Si on nous donne le chemin pour aller à New York et qu’on ne bouge pas, qu’on n’entre même pas dans ta voiture, mais qu’on y croit; la confiance qu’on aura vis-à-vis des indications que l’on a reçues sera aveugle.

Une confiance aveugle est beaucoup plus susceptible d’être brisée par le doute; cet adversaire de taille qui dévore de l’intérieur, comme la rouille qui est née du métal lui-même et qui le détériore.

Imaginons qu’on se tienne là, sans hésitation, avec en sa possession toutes les indications pour aller à New York. Ce doute pourrait prendre la forme d’une personne qui viendrait nous voir et qui dirait « L’autre personne qui t’a donné les indications essaie de te tromper! New York est dans la direction opposée! De plus, ta voiture n’est pas en bon état, elle va tomber en panne avant que tu n’y arrives! ». Le doute a une apparence trompeuse : il ressemble à quelqu’un qu’on aurait envie d’écouter et qui a toujours de bons arguments. Dans cette situation, ne va-t-on pas hésiter et tout remettre en question? Maintenant, on doit décider lequel des deux mérite notre confiance: notre guide ou cette personne qui affirme qu’il est un imposteur? Maintenant, on doute de plus en plus. Plus rien n’est sûr.

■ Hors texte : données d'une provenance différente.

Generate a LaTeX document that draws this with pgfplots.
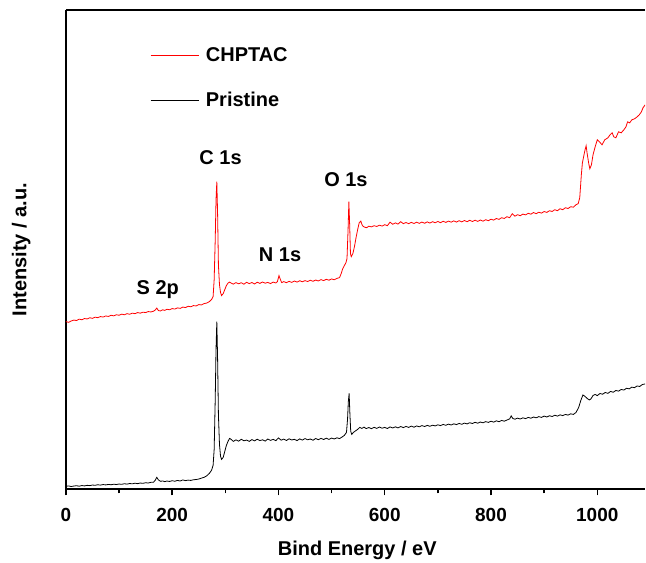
\documentclass[border=0pt]{standalone}
\usepackage{pgfplots}
\pgfplotsset{compat=1.18}
\usepackage{fontspec}
\setmainfont{Liberation Sans}
\begin{document}
\begin{tikzpicture}
\begin{axis}[
  scale only axis, width=580pt, height=480pt,
  xmin=0, xmax=1090, ymin=0, ymax=480,
  axis x line*=box, axis y line*=left,
  axis line style={line width=1.8pt},
  ytick=\empty,
  xtick={0,200,400,600,800,1000},
  minor xtick={100,300,500,700,900},
  xtick pos=bottom, tick align=outside,
  major tick length=6pt, minor tick length=4pt,
  every tick/.style={black, line width=1.5pt},
  /pgf/number format/assume math mode=true,
  /pgf/number format/1000 sep={},
  ticklabel style={font=\fontsize{19}{22}\selectfont\bfseries},
  xticklabel style={yshift=-9pt},
  xlabel={Bind Energy / eV}, ylabel={Intensity / a.u.},
  label style={font=\fontsize{20}{24}\selectfont\bfseries},
  xlabel style={at={(axis description cs:0.503,-0.127)}, anchor=center},
  ylabel style={at={(axis description cs:-0.077,0.5)}, anchor=center},
  legend style={draw=none, fill=none, at={(axis description cs:0.14,0.93)}, anchor=north west,
    font=\fontsize{20}{24}\selectfont\bfseries, row sep=25pt},
  legend cell align=left,
  legend image code/.code={\draw[#1] (0pt,0pt) -- (48pt,0pt); \path (53pt,0pt);},
  clip=true,
]
\addplot[red, line width=0.8pt] coordinates {
(0,168) (5,167.2) (10,168.6) (15,169.5) (20,169.0) (25,170.4) (30,169.8) (35,171.0) (40,170.6) (45,171.8) (50,171.2) (55,172.4) (60,171.9) (65,173.0) (70,172.5) (75,173.6) (80,173.1) (85,174.3) (90,173.7) (95,174.8) (100,174.3) (105,175.4) (110,174.8) (115,175.9) (120,175.3) (125,176.4) (130,175.9) (135,177.0) (140,176.4) (145,177.4) (150,177.0) (155,178.0) (160,177.6) (165,178.4) (168,179.5) (171,181.5) (174,179.0) (178,178.6) (182,179.8) (186,179.2) (190,180.3) (195,179.8) (200,181.0) (205,180.5) (210,181.7) (215,181.2) (220,182.5) (225,182.0) (230,183.3) (235,182.8) (240,184.0) (245,183.6) (250,185.0) (255,184.6) (260,186.0) (265,186.5) (270,188.0) (274,190) (277,193) (279,210) (281,250) (282.5,290) (284,308) (285.5,275) (287,225) (289,205) (291,197) (293,194) (296,196) (299,200) (302,204) (305,206.5) (308,207.5) (311,206.5) (315,205.5) (320,207.0) (325,205.8) (330,206.9) (335,205.4) (340,207.3) (345,206.0) (350,207.1) (355,205.6) (360,207.4) (365,206.2) (370,207.6) (375,206.4) (380,207.2) (385,206.0) (390,207.5) (395,206.6) (398,208) (401,214) (403,211) (406,207.0) (410,208.0) (415,206.9) (420,208.3) (425,207.2) (430,208.6) (435,207.5) (440,208.9) (445,207.8) (450,209.0) (455,208.1) (460,209.4) (465,208.3) (470,209.6) (475,208.6) (480,210.0) (485,209.0) (490,210.3) (495,209.4) (500,210.7) (505,209.8) (510,211.2) (515,212.0) (518,216) (521,221) (524,224) (527,227) (529,231) (531,260) (532.5,288) (534,265) (535.5,236) (537,233) (540,236) (543,243) (546,252) (549,260) (552,267) (555,268.5) (558,264) (562,262.5) (566,262.0) (570,263.5) (575,262.8) (580,264.0) (585,263.2) (590,264.5) (595,263.6) (600,265.0) (605,264.0) (610,267.5) (615,265.4) (620,266.8) (625,265.6) (630,268.0) (635,266.0) (640,267.2) (645,266.0) (650,267.3) (655,266.2) (660,267.5) (665,266.3) (670,267.6) (675,266.4) (680,267.8) (685,266.6) (690,268.0) (695,266.9) (700,268.2) (705,267.0) (710,268.4) (715,267.3) (720,268.6) (725,267.5) (730,268.8) (735,267.6) (740,269.0) (745,267.8) (750,269.2) (755,268.0) (760,269.4) (765,268.2) (770,269.5) (775,268.3) (780,269.7) (785,268.5) (790,270.0) (795,269.0) (800,270.5) (805,269.6) (810,271.2) (815,270.3) (820,272.0) (825,271.2) (830,273.0) (835,272.0) (840,276.0) (845,273.5) (850,275.0) (855,274.0) (860,275.6) (865,274.8) (870,276.4) (875,275.5) (880,277.2) (885,276.0) (890,277.5) (895,276.6) (900,278.2) (905,277.3) (910,279.0) (915,278.2) (920,280.0) (925,279.0) (930,281.0) (935,280.0) (940,282.0) (945,281.2) (950,283.0) (955,282.5) (960,285.0) (964,286.0) (967,292) (970,315) (972,327) (975,335) (977,340) (979,344) (981,336) (984,326) (986,321) (989,325) (992,335) (996,343) (1000,350) (1004,348) (1009,345) (1014,350) (1020,352) (1024,355) (1028,357) (1031,353) (1035,352) (1040,358) (1045,357) (1050,360) (1054,363) (1057,368) (1061,367) (1065,370) (1070,371) (1075,373) (1079,375) (1083,378) (1086,382) (1090,385)
};
\addlegendentry{CHPTAC}
\addplot[black, line width=0.8pt] coordinates {
(0,3.0) (5,3.4) (10,2.8) (15,3.3) (20,3.6) (25,3.1) (30,3.8) (35,3.4) (40,4.0) (45,3.7) (50,4.3) (55,4.0) (60,4.6) (65,4.2) (70,4.8) (75,4.4) (80,4.9) (85,4.6) (90,5.1) (95,4.8) (100,5.3) (105,5.0) (110,5.6) (115,5.2) (120,5.8) (125,5.5) (130,6.1) (135,5.7) (140,6.3) (145,6.0) (150,6.6) (155,6.3) (160,7.0) (165,7.2) (168,9.0) (171,12.0) (174,9.5) (178,8.0) (182,8.4) (186,7.7) (190,8.3) (195,7.9) (200,8.6) (205,8.1) (210,8.9) (215,8.3) (220,9.4) (225,8.7) (230,9.2) (235,8.9) (240,9.6) (245,9.8) (250,10.3) (255,11.2) (260,12.0) (265,13.5) (270,16.0) (274,19.0) (277,24.0) (279,40) (281,90) (282.5,140) (284,168) (285.5,130) (287,75) (289,45) (291,33) (293,30) (296,32) (299,38) (302,44) (305,48) (308,51) (311,50) (315,48) (320,49.5) (325,48.2) (330,50.1) (335,48.6) (340,49.3) (345,48.0) (350,49.8) (355,48.5) (360,50.2) (365,48.8) (370,49.6) (375,48.3) (380,50.4) (385,49.0) (390,50.0) (395,48.7) (400,51.5) (405,49.2) (410,50.3) (415,48.9) (420,50.6) (425,49.4) (430,50.1) (435,48.8) (440,50.5) (445,49.3) (450,50.8) (455,49.6) (460,50.4) (465,49.1) (470,50.9) (475,49.7) (480,51.0) (485,49.9) (490,51.2) (495,50.0) (500,51.3) (505,50.4) (510,51.6) (515,50.8) (520,52.5) (524,54) (528,57) (530,70) (531.5,88) (533,96) (534.5,75) (536,58) (538,55) (541,57) (545,58.5) (549,60) (553,62) (557,61) (561,62.3) (565,60.8) (570,61.9) (575,60.7) (580,62.1) (585,61.0) (590,62.4) (595,61.2) (600,62.0) (605,60.9) (610,62.5) (615,61.4) (620,62.6) (625,61.5) (630,62.9) (635,61.8) (640,63.0) (645,62.0) (650,63.3) (655,62.2) (660,63.5) (665,62.6) (670,63.8) (675,62.9) (680,64.0) (685,63.1) (690,64.2) (695,63.5) (700,64.6) (705,63.8) (710,65.0) (715,64.1) (720,65.3) (725,64.4) (730,65.6) (735,64.8) (740,66.0) (745,65.1) (750,66.3) (755,65.5) (760,66.7) (765,65.9) (770,67.1) (775,66.2) (780,67.4) (785,66.6) (790,67.8) (795,67.0) (800,68.2) (805,67.3) (810,68.6) (815,67.7) (820,69.0) (825,68.2) (830,69.4) (835,70.5) (838,73.5) (841,71.0) (845,70.2) (850,71.3) (855,70.4) (860,71.6) (865,70.8) (870,72.0) (875,71.2) (880,72.4) (885,71.6) (890,72.8) (895,72.0) (900,73.3) (905,72.4) (910,73.7) (915,72.9) (920,74.2) (925,73.3) (930,74.6) (935,73.8) (940,75.0) (945,74.3) (950,75.6) (955,75.0) (960,77) (965,82) (969,89) (973,94.5) (977,93) (981,91) (985,89.5) (988,90.5) (992,94) (996,95) (1000,93.8) (1005,96.0) (1010,95.2) (1015,97.0) (1020,96.1) (1025,98.0) (1030,97.2) (1035,99.0) (1040,98.3) (1045,100.0) (1050,99.4) (1055,101.2) (1060,100.6) (1065,102.3) (1070,101.8) (1075,103.5) (1080,103.0) (1085,105.0) (1090,105.5)
};
\addlegendentry{Pristine}
\node[font=\fontsize{20}{24}\selectfont\bfseries] at (axis cs:291,332) {C 1s};
\node[font=\fontsize{20}{24}\selectfont\bfseries] at (axis cs:403,235) {N 1s};
\node[font=\fontsize{20}{24}\selectfont\bfseries] at (axis cs:527,310) {O 1s};
\node[font=\fontsize{20}{24}\selectfont\bfseries] at (axis cs:173,200) {S 2p};
\end{axis}
\path (current axis.south west) ++(-66pt,-73pt);
\path (current axis.north west) ++(0,10pt);
\end{tikzpicture}
\end{document}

À l’opposé, supposons que ce même homme inopportun arrive et dise exactement la même chose, qu’il essaie de convaincre que le guide est un menteur et qu’on est sur le mauvais chemin, mais que cette fois-ci, la moitié du chemin est déjà parcourue. Comme on a déjà parcouru la moitié du chemin, on a pu observer trois panneaux routiers qui confirment qu’on est effectivement sur la bonne route, celle qui mène à New York. 

Cet imposteur qui essaie de nous tromper pourra-t-il alors arriver à nous faire douter? Non, bien évidemment.

Il en est ainsi avec Dhamma et la méditation. Une première étincelle de confiance est nécessaire pour mettre le moteur en route et se diriger vers la direction indiquée. Puis, plus on avance, plus on constate par soi-même tout ce qui se trouve sur le chemin. Plus on voit par soi-même, plus notre confiance est forte, plus notre but est clair, et moins notre esprit aura de place pour laisser entrer le doute. 

Éventuellement le doute sera complètement arraché, mais pour en arriver là, il faudra nécessairement cette étincelle de confiance envers son guide, son but et soi-même. Puis, en solidifiant cette confiance, il sera alors possible de trouver la force pour affronter les obstacles qui se présenteront sur le chemin, pour trouver la force d’affronter nos peurs et nos faiblesses et les corriger. La confiance d’être sur le bon chemin est ce qui nous permet d’avoir la détermination de continuer tant que notre but n’est pas atteint.